Issue (i): Whether the Adjudicating Authority was justified in rejecting the resolution plan and directing liquidation on account of delay in refiling and reconsideration after remand.
Analysis: Section 12 of the Insolvency and Bankruptcy Code, 2016 requires completion of CIRP within the prescribed period, while Section 33 of the Insolvency and Bankruptcy Code, 2016 permits liquidation where the resolution process is not completed within the maximum permissible time or where the resolution plan is not received in time. The record showed that after remand, the first CoC meeting was held beyond the time fixed by the Adjudicating Authority, the revised plan was not placed within the stipulated period, and the application for approval remained delayed for several months. The Tribunal emphasised that insolvency law is designed for time-bound resolution, that delay erodes asset value, and that liquidation becomes appropriate where the process is allowed to languish without prompt action.
Conclusion: The rejection of the plan and the direction to proceed with liquidation were upheld and the issue was decided against the appellants.
Issue (ii): Whether the adverse observations made against the erstwhile resolution professional were liable to be expunged.

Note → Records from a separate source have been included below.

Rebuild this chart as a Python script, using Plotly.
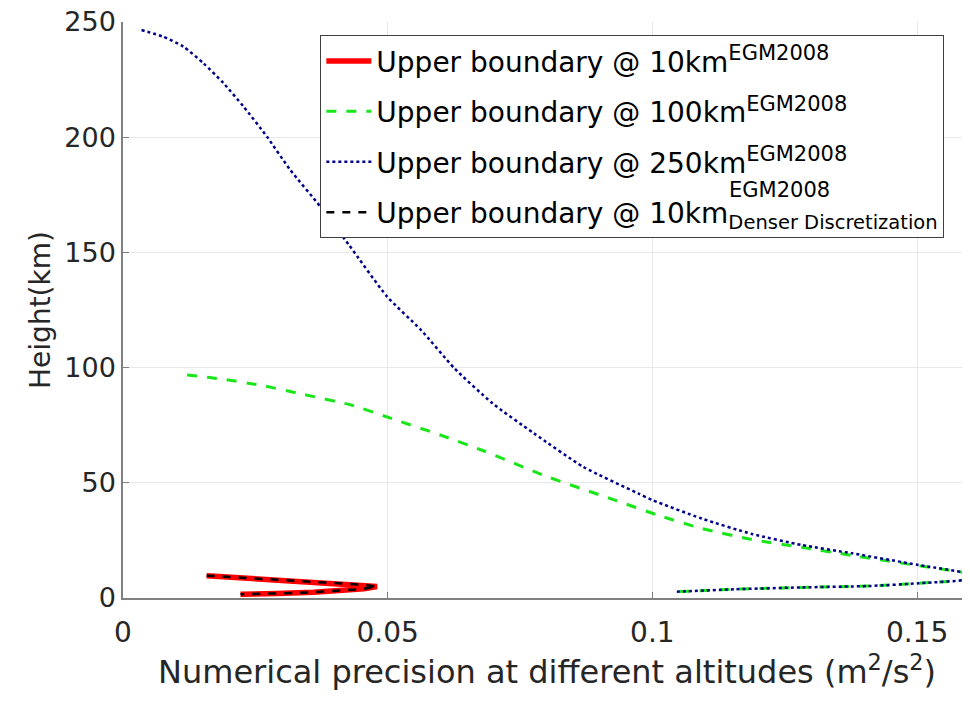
import plotly.graph_objects as go

# ---- data ----
red_x = [0.0158, 0.0230, 0.0297, 0.0392, 0.0450, 0.0480, 0.0455, 0.0424, 0.0360, 0.0290, 0.0222]
red_y = [9.7, 8.7, 7.8, 6.6, 5.8, 5.0, 4.0, 3.4, 2.5, 2.0, 1.6]

dense_x = [0.0158, 0.0230, 0.0297, 0.0392, 0.0450, 0.0480, 0.0455, 0.0424, 0.0360, 0.0290, 0.0222]
dense_y = [9.7, 8.7, 7.8, 6.6, 5.8, 5.0, 4.0, 3.4, 2.5, 2.0, 1.6]

green_x = [0.0121, 0.0177, 0.0259, 0.0340, 0.0430, 0.0515, 0.0600, 0.0682, 0.0802, 0.0929,
           0.1010, 0.1093, 0.1188, 0.1282, 0.1377, 0.1503, 0.1604,
           0.1604, 0.1503, 0.1408, 0.1282, 0.1156, 0.1044]
green_y = [96.8, 95.3, 92.4, 88.4, 83.8, 77.3, 70.7, 63.8, 52.6, 42.5,
           36.0, 30.2, 25.4, 22.0, 18.5, 14.0, 10.0,
           8.5, 6.4, 5.2, 4.6, 3.8, 2.7]

blue_x = [0.0035, 0.0076, 0.0114, 0.0152, 0.0190, 0.0228, 0.0272, 0.0316, 0.0373, 0.0427,
          0.0499, 0.0563, 0.0626, 0.0698, 0.0776, 0.0869, 0.0973, 0.1000, 0.1093, 0.1188,
          0.1282, 0.1377, 0.1503, 0.1604,
          0.1604, 0.1503, 0.1408, 0.1282, 0.1156, 0.1044]
blue_y = [246.5, 243.6, 239.3, 232.1, 223.4, 213.2, 200.2, 185.8, 169.8, 153.2,
          130.8, 116.3, 99.7, 84.5, 71.5, 57.0, 45.4, 42.5, 34.5, 27.8,
          23.0, 19.4, 14.3, 10.0,
          8.5, 6.4, 5.2, 4.6, 3.8, 2.7]

x_ticks = [0, 0.05, 0.1, 0.15]
x_tick_labels = ["0", "0.05", "0.1", "0.15"]
y_ticks = [0, 50, 100, 150, 200, 250]

FONT = "DejaVu Sans"
LEG = 28
SUP = "<sup><span style='font-size:21px'>EGM2008</span></sup>"
SUB = "<sub><span style='font-size:19.5px'>Denser Discretization</span></sub>"

fig = go.Figure()
fig.add_trace(go.Scatter(x=red_x, y=red_y, mode="lines", legendgroup="a",
                         line=dict(color="#ff0000", width=5.5),
                         name="Upper boundary @ 10km" + SUP))
fig.add_trace(go.Scatter(x=green_x, y=green_y, mode="lines", legendgroup="b",
                         line=dict(color="#19e619", width=3, dash="10px,10px",
                                   shape="spline", smoothing=0.6),
                         name="Upper boundary @ 100km" + SUP))
fig.add_trace(go.Scatter(x=blue_x, y=blue_y, mode="lines", legendgroup="c",
                         line=dict(color="#00008b", width=2.5, dash="dot",
                                   shape="spline", smoothing=0.6),
                         name="Upper boundary @ 250km" + SUP))
fig.add_trace(go.Scatter(x=dense_x, y=dense_y, mode="lines", legendgroup="d",
                         line=dict(color="#000000", width=2.5, dash="8px,8px"),
                         name="Upper boundary @ 10km" + SUB))

# the page body has an 8px margin, so the figure is sized/offset to compensate
fig.update_layout(
    width=962, height=700,
    margin=dict(l=115, r=0, t=14, b=110),
    paper_bgcolor="white", plot_bgcolor="white",
    font=dict(family=FONT, color="#262626"),
    showlegend=True,
    legend=dict(x=0.233, y=0.977, xanchor="left", yanchor="top",
                bgcolor="white", bordercolor="#404040", borderwidth=1,
                font=dict(family=FONT, size=LEG, color="#000000"),
                itemwidth=45, tracegroupgap=11),
    xaxis=dict(range=[0, 0.16], tickvals=x_ticks, ticktext=x_tick_labels,
               automargin=False, ticklabelstandoff=9, ticklabeloverflow="allow",
               showgrid=True, gridcolor="#e8e8e8", gridwidth=1,
               showline=True, linecolor="#808080", linewidth=1.5,
               ticks="inside", ticklen=6, tickcolor="#808080",
               tickfont=dict(family=FONT, size=28, color="#262626"),
               zeroline=False),
    yaxis=dict(range=[0, 250], tickvals=y_ticks, automargin=False,
               ticksuffix="\u2009", ticklabeloverflow="allow",
               showgrid=True, gridcolor="#e8e8e8", gridwidth=1,
               showline=True, linecolor="#808080", linewidth=1.5,
               ticks="inside", ticklen=6, tickcolor="#808080",
               tickfont=dict(family=FONT, size=27, color="#262626"),
               zeroline=False,
               title=dict(text="Height(km)", font=dict(family=FONT, size=28, color="#262626"),
                          standoff=6)),
)

# x-axis title placed as an annotation so it can sit as close to the ticks as in the reference
fig.add_annotation(text="Numerical precision at different altitudes (m<sup>2</sup>/s<sup>2</sup>)",
                   xref="paper", yref="paper", x=0.5, y=-0.125,
                   xanchor="center", yanchor="middle", showarrow=False,
                   font=dict(family=FONT, size=32, color="#262626"))

fig.add_annotation(text="EGM2008", xref="paper", yref="paper",
                   x=0.713, y=0.708, xanchor="left", yanchor="middle",
                   showarrow=False, font=dict(family=FONT, size=21, color="#000000"))

fig.write_html("out.html")
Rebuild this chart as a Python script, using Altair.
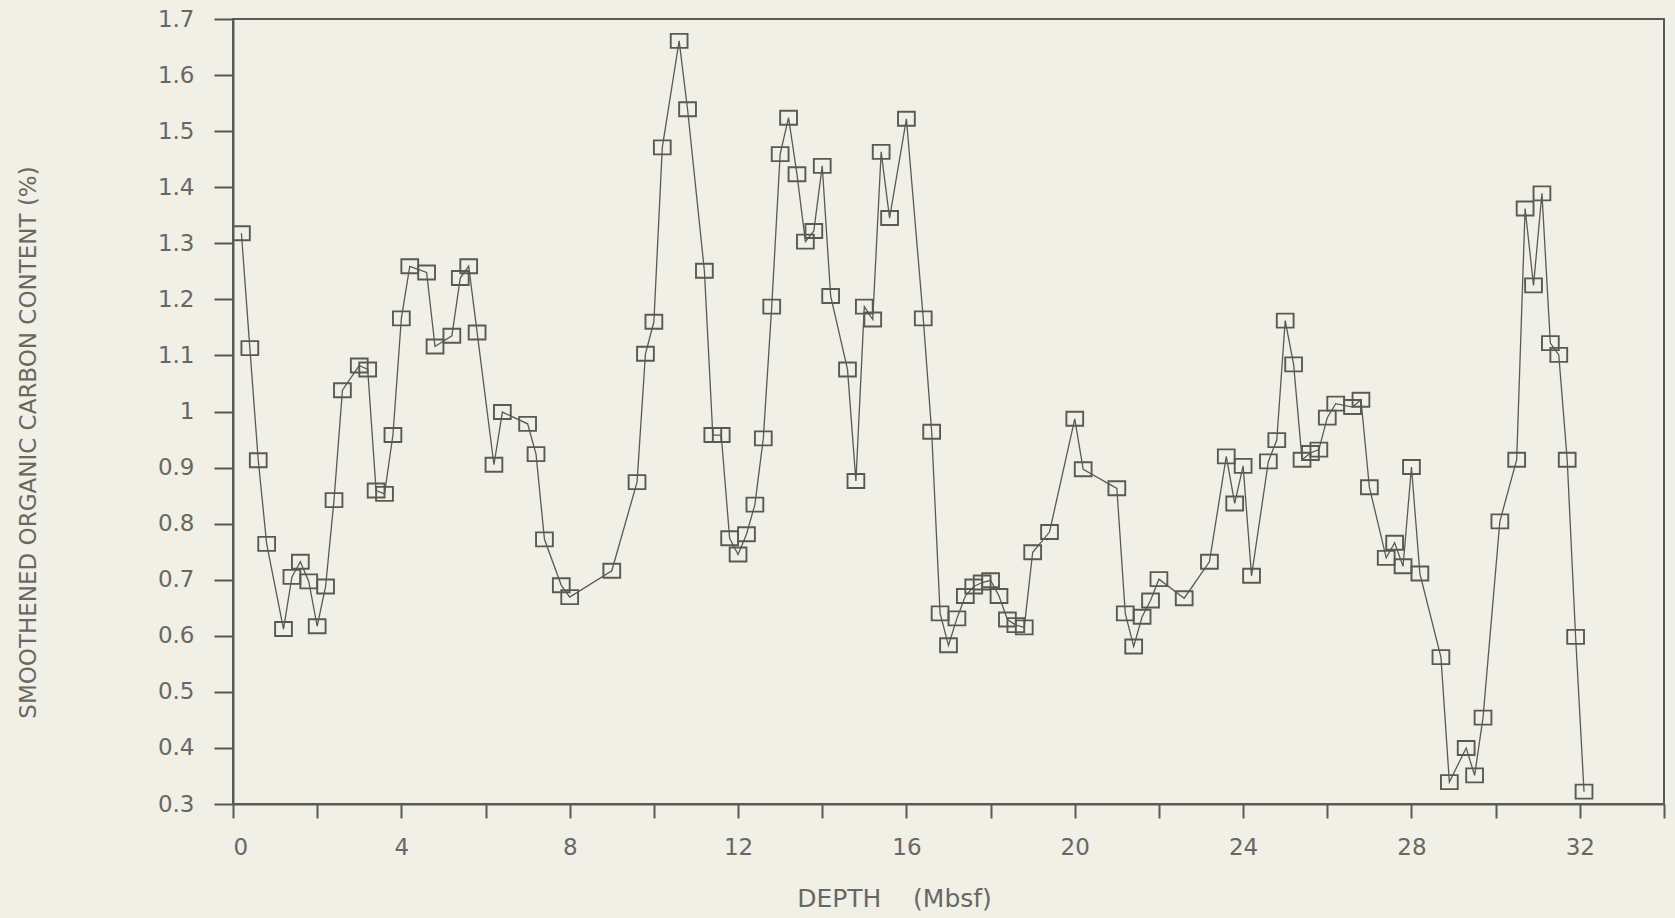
import altair as alt
import pandas as pd

# Depth below sea floor (m) and smoothed organic carbon content (%)
depth = [0.2, 0.4, 0.6, 0.8, 1.2, 1.4, 1.6, 1.8, 2.0, 2.2, 2.4, 2.6, 3.0, 3.2, 3.4,
         3.6, 3.8, 4.0, 4.2, 4.6, 4.8, 5.2, 5.4, 5.6, 5.8, 6.2, 6.4, 7.0, 7.2, 7.4,
         7.8, 8.0, 9.0, 9.6, 9.8, 10.0, 10.2, 10.6, 10.8, 11.2, 11.4, 11.6, 11.8,
         12.0, 12.2, 12.4, 12.6, 12.8, 13.0, 13.2, 13.4, 13.6, 13.8, 14.0, 14.2,
         14.6, 14.8, 15.0, 15.2, 15.4, 15.6, 16.0, 16.4, 16.6, 16.8, 17.0, 17.2,
         17.4, 17.6, 17.8, 18.0, 18.2, 18.4, 18.6, 18.8, 19.0, 19.4, 20.0, 20.2,
         21.0, 21.2, 21.4, 21.6, 21.8, 22.0, 22.6, 23.2, 23.6, 23.8, 24.0, 24.2,
         24.6, 24.8, 25.0, 25.2, 25.4, 25.6, 25.8, 26.0, 26.2, 26.6, 26.8, 27.0,
         27.4, 27.6, 27.8, 28.0, 28.2, 28.7, 28.9, 29.3, 29.5, 29.7, 30.1, 30.5,
         30.7, 30.9, 31.1, 31.3, 31.5, 31.7, 31.9, 32.1]
carbon = [1.318, 1.113, 0.913, 0.764, 0.612, 0.705, 0.732, 0.697, 0.617, 0.688,
          0.842, 1.038, 1.082, 1.075, 0.859, 0.853, 0.958, 1.166, 1.259, 1.248,
          1.116, 1.135, 1.238, 1.259, 1.141, 0.905, 0.999, 0.978, 0.924, 0.772,
          0.690, 0.669, 0.716, 0.874, 1.103, 1.160, 1.471, 1.661, 1.539, 1.251,
          0.958, 0.958, 0.774, 0.745, 0.781, 0.834, 0.952, 1.187, 1.459, 1.524,
          1.423, 1.303, 1.322, 1.438, 1.206, 1.075, 0.876, 1.187, 1.164, 1.463,
          1.345, 1.522, 1.166, 0.964, 0.640, 0.583, 0.631, 0.671, 0.688, 0.695,
          0.699, 0.671, 0.629, 0.619, 0.615, 0.749, 0.785, 0.987, 0.897, 0.863,
          0.640, 0.581, 0.634, 0.663, 0.701, 0.667, 0.732, 0.920, 0.836, 0.903,
          0.707, 0.911, 0.949, 1.162, 1.084, 0.914, 0.926, 0.932, 0.989, 1.014,
          1.008, 1.021, 0.865, 0.739, 0.766, 0.724, 0.901, 0.711, 0.562, 0.339,
          0.400, 0.351, 0.454, 0.804, 0.914, 1.362, 1.225, 1.389, 1.122, 1.101,
          0.914, 0.598, 0.322]

x_ticks = [0, 2, 4, 6, 8, 10, 12, 14, 16, 18, 20, 22, 24, 26, 28, 30, 32, 34]
y_ticks = [0.3, 0.4, 0.5, 0.6, 0.7, 0.8, 0.9, 1.0, 1.1, 1.2, 1.3, 1.4, 1.5, 1.6, 1.7]

df = pd.DataFrame({"depth": depth, "carbon": carbon})

INK = "#5a5a54"
TEXT = "#686860"
PAPER = "#f0f0e7"
FONT = "DejaVu Sans"

x_enc = alt.X(
    "depth:Q",
    scale=alt.Scale(domain=[0, 34], nice=False, zero=False),
    axis=alt.Axis(
        values=x_ticks,
        labelExpr="datum.value % 4 == 0 ? datum.label : ''",
        title="DEPTH\u00a0\u00a0\u00a0 (Mbsf)",
        titleFontSize=25,
        tickSize=14,
        labelPadding=18,
        titleX=661,
        titleY=102,
        titleBaseline="alphabetic",
        titleAlign="center",
    ),
)
y_enc = alt.Y(
    "carbon:Q",
    scale=alt.Scale(domain=[0.3, 1.7], nice=False, zero=False),
    axis=alt.Axis(
        values=y_ticks,
        format=".1~f",
        title="SMOOTHENED ORGANIC CARBON CONTENT (%)",
        titleFontSize=23,
        tickSize=19,
        labelPadding=20,
        titleX=-205,
        titleY=423,
        titleAngle=270,
        titleBaseline="middle",
        titleAlign="center",
    ),
)

line = alt.Chart(df).mark_line(color=INK, strokeWidth=1.3).encode(
    x=x_enc, y=y_enc, order="depth:Q"
)
boxes = alt.Chart(df).mark_point(
    shape="M-1.2,-1H1.2V1H-1.2Z",
    size=196,
    filled=False,
    color=INK,
    strokeWidth=1.9,
    opacity=1,
).encode(x="depth:Q", y="carbon:Q")

chart = (
    alt.layer(line, boxes)
    .properties(
        width=1431,
        height=785,
        autosize=alt.AutoSizeParams(type="none"),
        padding={"left": 233, "top": 19, "right": 11, "bottom": 114},
        background=PAPER,
    )
    .configure_view(stroke=INK, strokeWidth=2)
    .configure_axis(
        grid=False,
        domainColor=INK,
        domainWidth=2,
        tickColor=INK,
        tickWidth=2,
        labelFont=FONT,
        labelFontSize=23,
        labelColor=TEXT,
        titleFont=FONT,
        titleFontWeight="normal",
        titleColor=TEXT,
    )
)

chart.save("out.html", embed_options={"renderer": "svg", "actions": False})
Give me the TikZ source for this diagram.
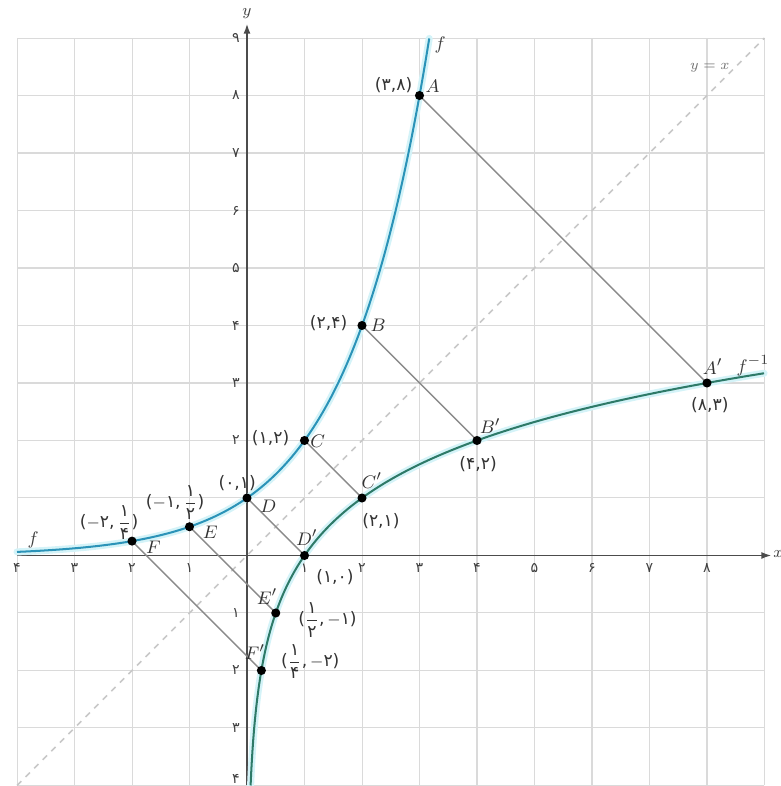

Analysis: The adverse remarks were founded on the chronology of events, including the delayed convening of meetings, the failure to seek further extension, and the prolonged delay in refiling the approval application. The Tribunal found that the observations were supported by the record and were not made without material basis.
Conclusion: The request to expunge the remarks was rejected and the issue was decided against the appellants.
Final Conclusion: The appellate challenge failed in entirety, and the liquidation order as well as the impugned observations were allowed to stand.
Ratio Decidendi: In CIRP, where delay beyond the permissible timeline is attributable to the resolution process participants and no prompt approved plan is placed for consideration, liquidation under Section 33 is justified; insolvency proceedings must remain time-bound and cannot be allowed to drift indefinitely at the cost of asset value.